I didn’t have to tell Mair about wanting a double espresso. She knew. And after asking her to retrieve the tequila list, I chose the Sauza Trés Generaciones Tequila Añejo as an appropriate after dinner drink. Lovely.
The couple to my right was now a trio and one girl was dredging the guacamole with a taco chip and then reaching across the whole table to dip it into one of the salsas. I stopped looking that way too.
La Palapa is a restaurant worthy of a return visit, maybe several, because it will always be new – there’s that much variety. I even considered asking a friend who lives in the neighborhood to join me. It’s also only the third Mexican restaurant of my 118 to serve Crepas de Huitlacoche (pronounced “Wit-Lah-Coat-Chay”), a corn mushroom folded into crepes with poblano crema and baked with queso chihuahua. Seeing this dish brought back fond memories of Helene when we dined at the now closed (boo-hoo) Zarela on the Upper East Side.
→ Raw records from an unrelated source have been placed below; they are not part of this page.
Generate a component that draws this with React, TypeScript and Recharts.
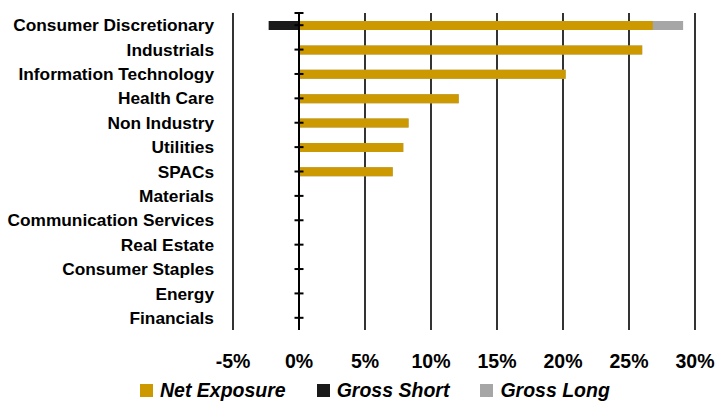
import React from 'react';
import {
  ComposedChart,
  Bar,
  Line,
  XAxis,
  YAxis,
  CartesianGrid,
  ReferenceLine,
  Legend,
} from 'recharts';

const categories = [
  'Consumer Discretionary',
  'Industrials',
  'Information Technology',
  'Health Care',
  'Non Industry',
  'Utilities',
  'SPACs',
  'Materials',
  'Communication Services',
  'Real Estate',
  'Consumer Staples',
  'Energy',
  'Financials',
];

const netExposure = [26.8, 26.0, 20.2, 12.1, 8.3, 7.9, 7.1, 0, 0, 0, 0, 0, 0];
const grossShort = [-2.3, 0, 0, 0, 0, 0, 0, 0, 0, 0, 0, 0, 0];
const grossLong = [29.1, 26.0, 20.2, 12.1, 8.3, 7.9, 7.1, 0, 0, 0, 0, 0, 0];
const axisZero = [0, 0, 0, 0, 0, 0, 0, 0, 0, 0, 0, 0, 0];

const xTicks = [-5, 0, 5, 10, 15, 20, 25, 30];

const legendItems = [
  { name: 'Net Exposure', color: '#CC9900' },
  { name: 'Gross Short', color: '#1A1A1A' },
  { name: 'Gross Long', color: '#A6A6A6' },
];

const data = categories.map((c, i) => ({
  category: c,
  net: netExposure[i],
  short: grossShort[i],
  long: grossLong[i],
  zero: axisZero[i],
}));

const FONT = '"Liberation Sans", Arial, sans-serif';

const renderLegend = () => (
  <div
    style={{
      height: 24,
      display: 'flex',
      alignItems: 'center',
      paddingLeft: 140,
      fontFamily: FONT,
      fontWeight: 700,
      fontStyle: 'italic',
      fontSize: 19.5,
      color: '#000',
      whiteSpace: 'nowrap',
    }}
  >
    {legendItems.map((it, i) => (
      <div key={it.name} style={{ display: 'flex', alignItems: 'center', marginRight: i < 2 ? 31 : 0 }}>
        <span style={{ display: 'inline-block', width: 13, height: 13, background: it.color, marginRight: 7 }} />
        <span>{it.name}</span>
      </div>
    ))}
  </div>
);

const TickMark = (props: any) => {
  const { cx, cy } = props;
  if (cx == null || cy == null) return null;
  return <line x1={cx - 4.5} x2={cx + 4.5} y1={cy} y2={cy} stroke="#000" strokeWidth={2} />;
};

const ZeroAxis = (props: any) => {
  const { x1, y1, x2, y2 } = props;
  if (x1 == null) return null;
  const top = Math.min(y1, y2);
  return (
    <g>
      <line x1={x1} x2={x2} y1={y1} y2={y2} stroke="#000" strokeWidth={2} />
      <line x1={x1 - 4.5} x2={x1 + 4.5} y1={top} y2={top} stroke="#000" strokeWidth={2} />
    </g>
  );
};

export default function App() {
  return (
    <div style={{ position: 'absolute', left: 0, top: 0, width: 719, height: 402, background: '#fff' }}>
      <ComposedChart
        width={719}
        height={402}
        data={data}
        layout="vertical"
        margin={{ top: 13, right: 24, bottom: 0, left: 0 }}
        barGap={-9}
        barCategoryGap={0}
      >
        <CartesianGrid horizontal={false} vertical={true} stroke="#000" strokeWidth={1.6} />
        <XAxis
          type="number"
          domain={[-5, 30]}
          ticks={xTicks}
          tickFormatter={(v: number) => `${v}%`}
          axisLine={false}
          tickLine={false}
          tickSize={6}
          tickMargin={18}
          height={48}
          interval={0}
          tick={{ fill: '#000', fontFamily: FONT, fontWeight: 700, fontSize: 19.5 }}
        />
        <YAxis
          type="category"
          dataKey="category"
          width={233}
          axisLine={false}
          tickLine={false}
          tickSize={6}
          tickMargin={13}
          interval={0}
          tick={{ fill: '#000', fontFamily: FONT, fontWeight: 700, fontSize: 17.3 }}
        />
        <Bar dataKey="long" name="Gross Long" fill="#A6A6A6" barSize={9} isAnimationActive={false} />
        <Bar dataKey="short" name="Gross Short" fill="#1A1A1A" barSize={9} isAnimationActive={false} />
        <Bar dataKey="net" name="Net Exposure" fill="#CC9900" barSize={9} isAnimationActive={false} />
        <ReferenceLine x={0} stroke="#000" strokeWidth={2} shape={ZeroAxis} />
        <Line
          dataKey="zero"
          stroke="none"
          dot={<TickMark />}
          activeDot={false}
          legendType="none"
          isAnimationActive={false}
        />
        <Legend verticalAlign="bottom" align="left" height={24} content={renderLegend} />
      </ComposedChart>
    </div>
  );
}
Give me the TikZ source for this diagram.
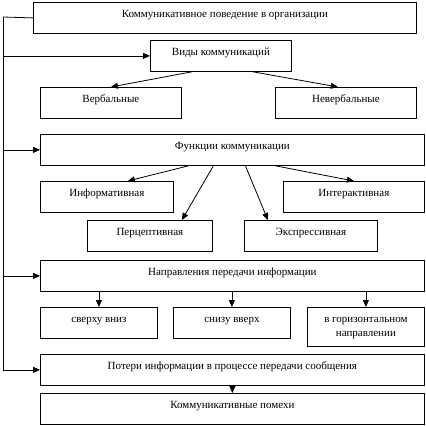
\documentclass[tikz,border=0pt]{standalone}
\usepackage{fontspec}
\setmainfont{Liberation Serif}
\usetikzlibrary{arrows.meta}

\begin{document}
\begin{tikzpicture}[
  x=1pt,y=-1pt,
  font=\fontsize{11}{14}\selectfont,
  box/.style={draw,line width=.8pt,anchor=north west,align=center,inner xsep=2pt,inner ysep=3pt,text height=12pt,text depth=13pt},
  arr/.style={line width=.8pt,-{Triangle[length=7pt,width=6pt]}}
]
  \useasboundingbox (0,0) rectangle (426,426);

  \node[box,minimum width=383pt] (org) at (33,2) {Коммуникативное поведение в организации};

  \node[box,minimum width=141pt] (kinds) at (150,40) {Виды коммуникаций};
  \node[box,minimum width=141pt] (verb) at (40,87) {Вербальные};
  \node[box,minimum width=141pt] (nonverb) at (275,87) {Невербальные};

  \node[box,minimum width=384pt] (func) at (40,134) {Функции коммуникации};
  \node[box,minimum width=133pt] (inform) at (40,181) {Информативная};
  \node[box,minimum width=141pt] (interact) at (283,181) {Интерактивная};
  \node[box,minimum width=125pt] (percept) at (87,220) {Перцептивная};
  \node[box,minimum width=133pt] (express) at (244,220) {Экспрессивная};

  \node[box,minimum width=384pt] (dir) at (40,260) {Направления передачи информации};
  \node[box,minimum width=117pt] (down) at (40,307) {сверху вниз};
  \node[box,minimum width=117pt] (up) at (173,307) {снизу вверх};
  \node[box,minimum width=117pt,text height=26pt,text depth=7pt] (horiz) at (307,307) {в горизонтальном\\направлении};

  \node[box,minimum width=384pt] (loss) at (40,354) {Потери информации в процессе передачи сообщения};
  \node[box,minimum width=384pt] (noise) at (40,393) {Коммуникативные помехи};

  % left trunk
  \coordinate (trunk) at (3,17);
  \draw[line width=.8pt] (org.west) -- (trunk);
  \draw[arr] (trunk) |- (loss.west);
  \draw[arr] (trunk |- kinds.west) -- (kinds.west);
  \draw[arr] (trunk |- func.west) -- (func.west);
  \draw[arr] (trunk |- dir.west) -- (dir.west);

  \draw[arr] ([xshift=-29pt]kinds.south) -- (verb.north);
  \draw[arr] ([xshift=32pt]kinds.south) -- ([xshift=-8pt]nonverb.north);

  \draw[arr] ([xshift=-44pt]func.south) -- ([xshift=21pt]inform.north);
  \draw[arr] ([xshift=-19pt]func.south) -- ([xshift=32pt]percept.north);
  \draw[arr] ([xshift=13pt]func.south) -- ([xshift=-43pt]express.north);
  \draw[arr] ([xshift=43pt]func.south) -- (interact.north);

  \draw[arr] (dir.south -| down.north) -- (down.north);
  \draw[arr] (dir.south -| up.north) -- (up.north);
  \draw[arr] (dir.south -| horiz.north) -- (horiz.north);

  \draw[arr] (loss.south) -- (noise.north);
\end{tikzpicture}
\end{document}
“What’s huitlacoche?” “I don’t know, but I’m ordering it anyway.” “What does it taste like?” “I don’t know. Try it.” Neither of us could identify the tasty fungus that is huitlacoche. I’m going back just for that. Oh, and the manager explained that a “Palapa” is one of those umbrellas you see on the Yucatan coast that are made out of palm fronds. No wonder my Spanish friends couldn’t translate it.